- _Directions for this task_
Copy out each line exactly; pictures stay out of the copy.
[start of Collected material]
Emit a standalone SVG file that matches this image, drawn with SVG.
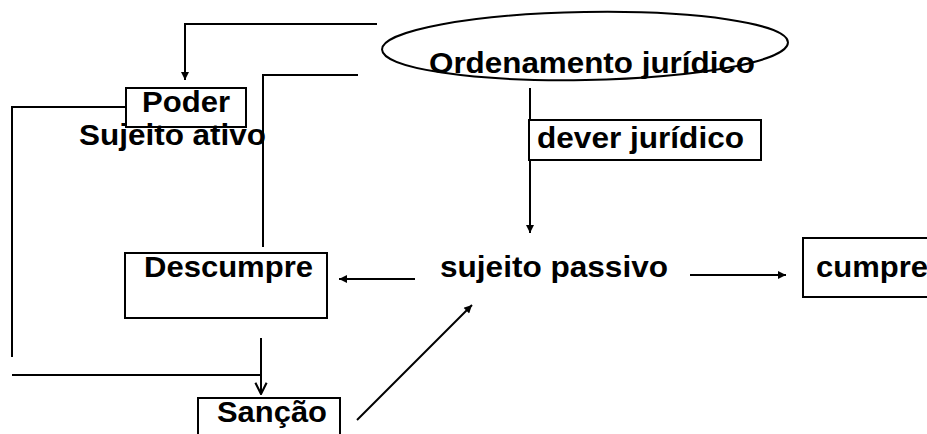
<svg xmlns="http://www.w3.org/2000/svg" width="927" height="434" viewBox="0 0 927 434">
<defs>
<style>
.t{font-family:"Liberation Sans",Arial,sans-serif;font-weight:bold;font-size:29px;fill:#000}
.b{fill:#fff;stroke:#000;stroke-width:2}
.c{fill:none;stroke:#000;stroke-width:2}
</style>
<marker id="a" viewBox="0 0 10 10" refX="10" refY="5" markerWidth="10" markerHeight="8" markerUnits="userSpaceOnUse" orient="auto"><path d="M0,0 L10,5 L0,10 Z" fill="#000"/></marker>
<marker id="v" viewBox="0 0 10 10" refX="9" refY="5" markerWidth="14" markerHeight="14" markerUnits="userSpaceOnUse" orient="auto"><path d="M1,1 L9,5 L1,9" fill="none" stroke="#000" stroke-width="1.5"/></marker>
</defs>
<g id="connectors">
<path class="c" d="M377,24 H185 V80" marker-end="url(#a)"/>
<path class="c" d="M358,75 H263 V247"/>
<path class="c" d="M126,107 H12 V357"/>
<path class="c" d="M12,375 H261"/>
<path class="c" d="M261,338 V394" marker-end="url(#v)"/>
<path class="c" d="M530,88 V233" marker-end="url(#a)"/>
<path class="c" d="M415,279 H339" marker-end="url(#a)"/>
<path class="c" d="M690,275 H786" marker-end="url(#a)"/>
<path class="c" d="M357,420 L472,305" marker-end="url(#a)"/>
</g>
<g id="ordenamento">
<ellipse class="c" cx="585" cy="46" rx="203" ry="34" transform="rotate(-1 585 46)"/>
<text class="t" x="429" y="73" textLength="326" lengthAdjust="spacingAndGlyphs">Ordenamento jurídico</text>
</g>
<g id="poder">
<rect class="b" x="126" y="88" width="120" height="39"/>
<text class="t" x="142" y="112" textLength="88" lengthAdjust="spacingAndGlyphs">Poder</text>
</g>
<g id="sujeito-ativo">
<text class="t" x="79" y="145" textLength="187" lengthAdjust="spacingAndGlyphs">Sujeito ativo</text>
</g>
<g id="dever">
<rect class="b" x="529" y="120" width="232" height="40"/>
<text class="t" x="537" y="148" textLength="207" lengthAdjust="spacingAndGlyphs">dever jurídico</text>
</g>
<g id="sujeito-passivo">
<text class="t" x="440" y="277" textLength="228" lengthAdjust="spacingAndGlyphs">sujeito passivo</text>
</g>
<g id="descumpre">
<rect class="b" x="125" y="253" width="202" height="65"/>
<text class="t" x="144" y="277" textLength="169" lengthAdjust="spacingAndGlyphs">Descumpre</text>
</g>
<g id="cumpre">
<rect class="b" x="803" y="238" width="140" height="59"/>
<text class="t" x="816" y="277" textLength="112" lengthAdjust="spacingAndGlyphs">cumpre</text>
</g>
<g id="sancao">
<rect class="b" x="198" y="398" width="142" height="50"/>
<text class="t" x="217" y="422" textLength="110" lengthAdjust="spacingAndGlyphs">Sanção</text>
</g>
</svg>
[end of Collected material]
- _Complete response_
Emit a standalone SVG file that matches this image, drawn with SVG.
<svg xmlns="http://www.w3.org/2000/svg" width="927" height="434" viewBox="0 0 927 434">
<defs>
<style>
.t{font-family:"Liberation Sans",Arial,sans-serif;font-weight:bold;font-size:29px;fill:#000}
.b{fill:#fff;stroke:#000;stroke-width:2}
.c{fill:none;stroke:#000;stroke-width:2}
</style>
<marker id="a" viewBox="0 0 10 10" refX="10" refY="5" markerWidth="10" markerHeight="8" markerUnits="userSpaceOnUse" orient="auto"><path d="M0,0 L10,5 L0,10 Z" fill="#000"/></marker>
<marker id="v" viewBox="0 0 10 10" refX="9" refY="5" markerWidth="14" markerHeight="14" markerUnits="userSpaceOnUse" orient="auto"><path d="M1,1 L9,5 L1,9" fill="none" stroke="#000" stroke-width="1.5"/></marker>
</defs>
<g id="connectors">
<path class="c" d="M377,24 H185 V80" marker-end="url(#a)"/>
<path class="c" d="M358,75 H263 V247"/>
<path class="c" d="M126,107 H12 V357"/>
<path class="c" d="M12,375 H261"/>
<path class="c" d="M261,338 V394" marker-end="url(#v)"/>
<path class="c" d="M530,88 V233" marker-end="url(#a)"/>
<path class="c" d="M415,279 H339" marker-end="url(#a)"/>
<path class="c" d="M690,275 H786" marker-end="url(#a)"/>
<path class="c" d="M357,420 L472,305" marker-end="url(#a)"/>
</g>
<g id="ordenamento">
<ellipse class="c" cx="585" cy="46" rx="203" ry="34" transform="rotate(-1 585 46)"/>
<text class="t" x="429" y="73" textLength="326" lengthAdjust="spacingAndGlyphs">Ordenamento jurídico</text>
</g>
<g id="poder">
<rect class="b" x="126" y="88" width="120" height="39"/>
<text class="t" x="142" y="112" textLength="88" lengthAdjust="spacingAndGlyphs">Poder</text>
</g>
<g id="sujeito-ativo">
<text class="t" x="79" y="145" textLength="187" lengthAdjust="spacingAndGlyphs">Sujeito ativo</text>
</g>
<g id="dever">
<rect class="b" x="529" y="120" width="232" height="40"/>
<text class="t" x="537" y="148" textLength="207" lengthAdjust="spacingAndGlyphs">dever jurídico</text>
</g>
<g id="sujeito-passivo">
<text class="t" x="440" y="277" textLength="228" lengthAdjust="spacingAndGlyphs">sujeito passivo</text>
</g>
<g id="descumpre">
<rect class="b" x="125" y="253" width="202" height="65"/>
<text class="t" x="144" y="277" textLength="169" lengthAdjust="spacingAndGlyphs">Descumpre</text>
</g>
<g id="cumpre">
<rect class="b" x="803" y="238" width="140" height="59"/>
<text class="t" x="816" y="277" textLength="112" lengthAdjust="spacingAndGlyphs">cumpre</text>
</g>
<g id="sancao">
<rect class="b" x="198" y="398" width="142" height="50"/>
<text class="t" x="217" y="422" textLength="110" lengthAdjust="spacingAndGlyphs">Sanção</text>
</g>
</svg>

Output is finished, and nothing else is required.